The line containing "17450, 17610, 23450];" marks the end: extract everything from the first line of the data through that line, exactly, with no pictures.

■ ■ ■

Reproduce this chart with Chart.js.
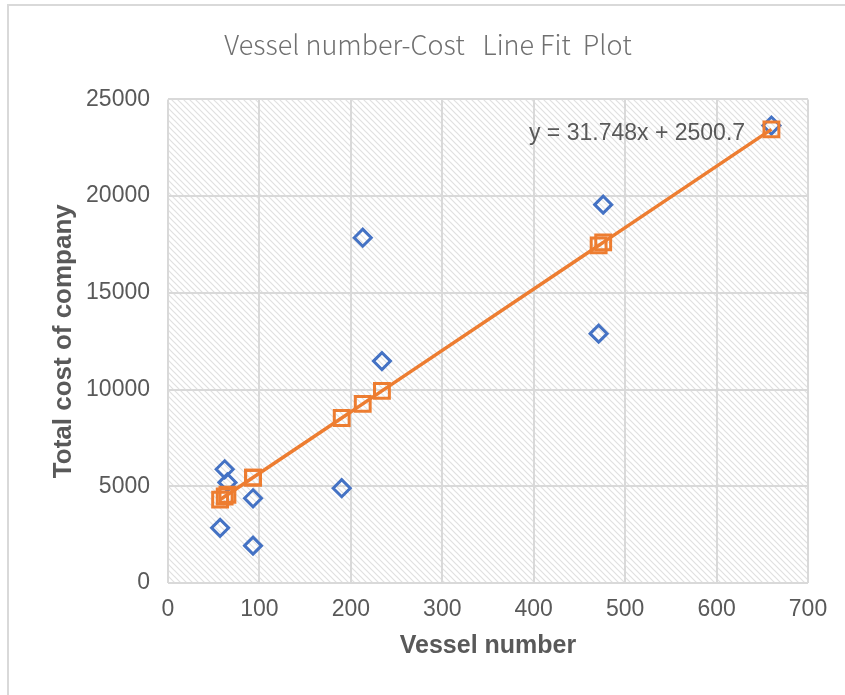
<!DOCTYPE html>
<html>
<head>
<meta charset="utf-8">
<title>Vessel number-Cost Line Fit Plot</title>
<script src="https://cdn.jsdelivr.net/npm/chart.js@4/dist/chart.umd.min.js"></script>
<style>
  body { margin: 0; background: #fff; }
  #wrap { position: relative; width: 845px; height: 695px; }
  #frame { position: absolute; left: 7px; top: 4px; right: -5px; bottom: -5px;
           border-left: 2px solid #d9d9d9; border-top: 2px solid #d9d9d9; }
  #fitChart { position: absolute; left: 0; top: 0; }
</style>
</head>
<body>
<div id="wrap">
  <div id="frame"></div>
  <canvas id="fitChart" width="845" height="695"></canvas>
</div>
<script>
  // values
  var vesselNumber  = [57, 62, 65, 93, 93, 190, 213, 234, 471, 476, 660];
  var totalCost     = [2850, 5880, 5200, 4380, 1930, 4900, 17850, 11470, 12890, 19560, 23650];
  var predictedCost = [4310, 4470, 4560, 5450, 5450, 8530, 9260, 9930, 17450, 17610, 23450];

  var xTicks = [0, 100, 200, 300, 400, 500, 600, 700];
  var yTicks = [0, 5000, 10000, 15000, 20000, 25000];

  var equationText = "y = 31.748x + 2500.7";
  var equationAt = { x: 513, y: 23250 };

  const BLUE = "#4472C4";
  const ORANGE = "#ED7D31";
  const TEXT = "#595959";

  function toPoints(xs, ys) {
    var pts = [];
    for (let i = 0; i < xs.length; i++) {
      pts.push({ x: xs[i], y: ys[i] });
    }
    return pts;
  }

  // diagonal hatch used as plot area fill
  function makeHatch(ctx) {
    var c = document.createElement("canvas");
    c.width = 6; c.height = 6;
    var g = c.getContext("2d");
    g.fillStyle = "#ffffff";
    g.fillRect(0, 0, 6, 6);
    g.strokeStyle = "#e0e0e0";
    g.lineWidth = 1.2;
    g.beginPath();
    g.moveTo(-1, -1); g.lineTo(7, 7);
    g.moveTo(-1, 5); g.lineTo(1, 7);
    g.moveTo(5, -1); g.lineTo(7, 1);
    g.stroke();
    return ctx.createPattern(c, "repeat");
  }

  var hatchPlugin = {
    id: "hatch",
    beforeDraw: function(chart) {
      var a = chart.chartArea;
      var ctx = chart.ctx;
      ctx.save();
      ctx.fillStyle = makeHatch(ctx);
      ctx.fillRect(a.left, a.top, a.right - a.left, a.bottom - a.top);
      ctx.restore();
    }
  };

  var equationPlugin = {
    id: "equation",
    afterDatasetsDraw: function(chart) {
      var ctx = chart.ctx;
      var px = chart.scales.x.getPixelForValue(equationAt.x);
      var py = chart.scales.y.getPixelForValue(equationAt.y);
      ctx.save();
      ctx.font = "23px 'Liberation Sans', Arial, sans-serif";
      ctx.fillStyle = TEXT;
      ctx.textAlign = "center";
      ctx.textBaseline = "middle";
      ctx.fillText(equationText, px, py);
      ctx.restore();
    }
  };

  // predicted points sorted by x so the fit line runs left to right
  var fitPoints = toPoints(vesselNumber, predictedCost).sort(function(a, b) { return a.x - b.x; });

  var ctx = document.getElementById("fitChart");
  var fitChart = new Chart(ctx, {
    type: "scatter",
    data: {
      datasets: [
        {
          label: "Predicted Total cost of company",
          data: fitPoints,
          order: 0,
          showLine: true,
          borderColor: ORANGE,
          borderWidth: 3.5,
          pointStyle: "rect",
          pointRadius: 10.5,
          pointBorderWidth: 3,
          pointBorderColor: ORANGE,
          pointBackgroundColor: "rgba(0,0,0,0)"
        },
        {
          label: "Total cost of company",
          data: toPoints(vesselNumber, totalCost),
          order: 1,
          pointStyle: "rectRot",
          pointRadius: 8.5,
          pointBorderWidth: 3,
          pointBorderColor: BLUE,
          pointBackgroundColor: "rgba(0,0,0,0)"
        }
      ]
    },
    options: {
      responsive: false,
      animation: false,
      layout: { padding: { left: 48, right: 37, top: 0, bottom: 34 } },
      plugins: {
        legend: { display: false },
        tooltip: { enabled: false },
        title: {
          display: true,
          text: "Vessel number-Cost   Line Fit  Plot",
          color: "#707070",
          font: { family: "'Noto Sans CJK SC', 'Liberation Sans', sans-serif", size: 27, weight: "300" },
          padding: { top: 29, bottom: 38 }
        }
      },
      scales: {
        x: {
          type: "linear",
          min: 0,
          max: 700,
          afterBuildTicks: function(s) { s.ticks = xTicks.map(function(v) { return { value: v }; }); },
          afterFit: function(s) { s.height = 78; },
          grid: { color: "#d9d9d9", lineWidth: 2, drawTicks: false },
          border: { display: false },
          ticks: {
            color: TEXT,
            padding: 13,
            font: { family: "'Liberation Sans', Arial, sans-serif", size: 23 }
          },
          title: {
            display: true,
            text: "Vessel number",
            color: TEXT,
            padding: 0,
            font: { family: "'Liberation Sans', Arial, sans-serif", size: 25, weight: "bold" }
          }
        },
        y: {
          type: "linear",
          min: 0,
          max: 25000,
          afterBuildTicks: function(s) { s.ticks = yTicks.map(function(v) { return { value: v }; }); },
          afterFit: function(s) { s.width = 120; },
          grid: { color: "#d9d9d9", lineWidth: 2, drawTicks: false },
          border: { display: false },
          ticks: {
            color: TEXT,
            padding: 18,
            font: { family: "'Liberation Sans', Arial, sans-serif", size: 23 },
            callback: function(v) { return String(v); }
          },
          title: {
            display: true,
            text: "Total cost of company",
            color: TEXT,
            padding: 0,
            font: { family: "'Liberation Sans', Arial, sans-serif", size: 26, weight: "bold" }
          }
        }
      }
    },
    plugins: [hatchPlugin, equationPlugin]
  });
</script>
</body>
</html>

■ ■ ■

* Answer to the exercise:
Reproduce this chart with Chart.js.
<!DOCTYPE html>
<html>
<head>
<meta charset="utf-8">
<title>Vessel number-Cost Line Fit Plot</title>
<script src="https://cdn.jsdelivr.net/npm/chart.js@4/dist/chart.umd.min.js"></script>
<style>
  body { margin: 0; background: #fff; }
  #wrap { position: relative; width: 845px; height: 695px; }
  #frame { position: absolute; left: 7px; top: 4px; right: -5px; bottom: -5px;
           border-left: 2px solid #d9d9d9; border-top: 2px solid #d9d9d9; }
  #fitChart { position: absolute; left: 0; top: 0; }
</style>
</head>
<body>
<div id="wrap">
  <div id="frame"></div>
  <canvas id="fitChart" width="845" height="695"></canvas>
</div>
<script>
  // values
  var vesselNumber  = [57, 62, 65, 93, 93, 190, 213, 234, 471, 476, 660];
  var totalCost     = [2850, 5880, 5200, 4380, 1930, 4900, 17850, 11470, 12890, 19560, 23650];
  var predictedCost = [4310, 4470, 4560, 5450, 5450, 8530, 9260, 9930, 17450, 17610, 23450];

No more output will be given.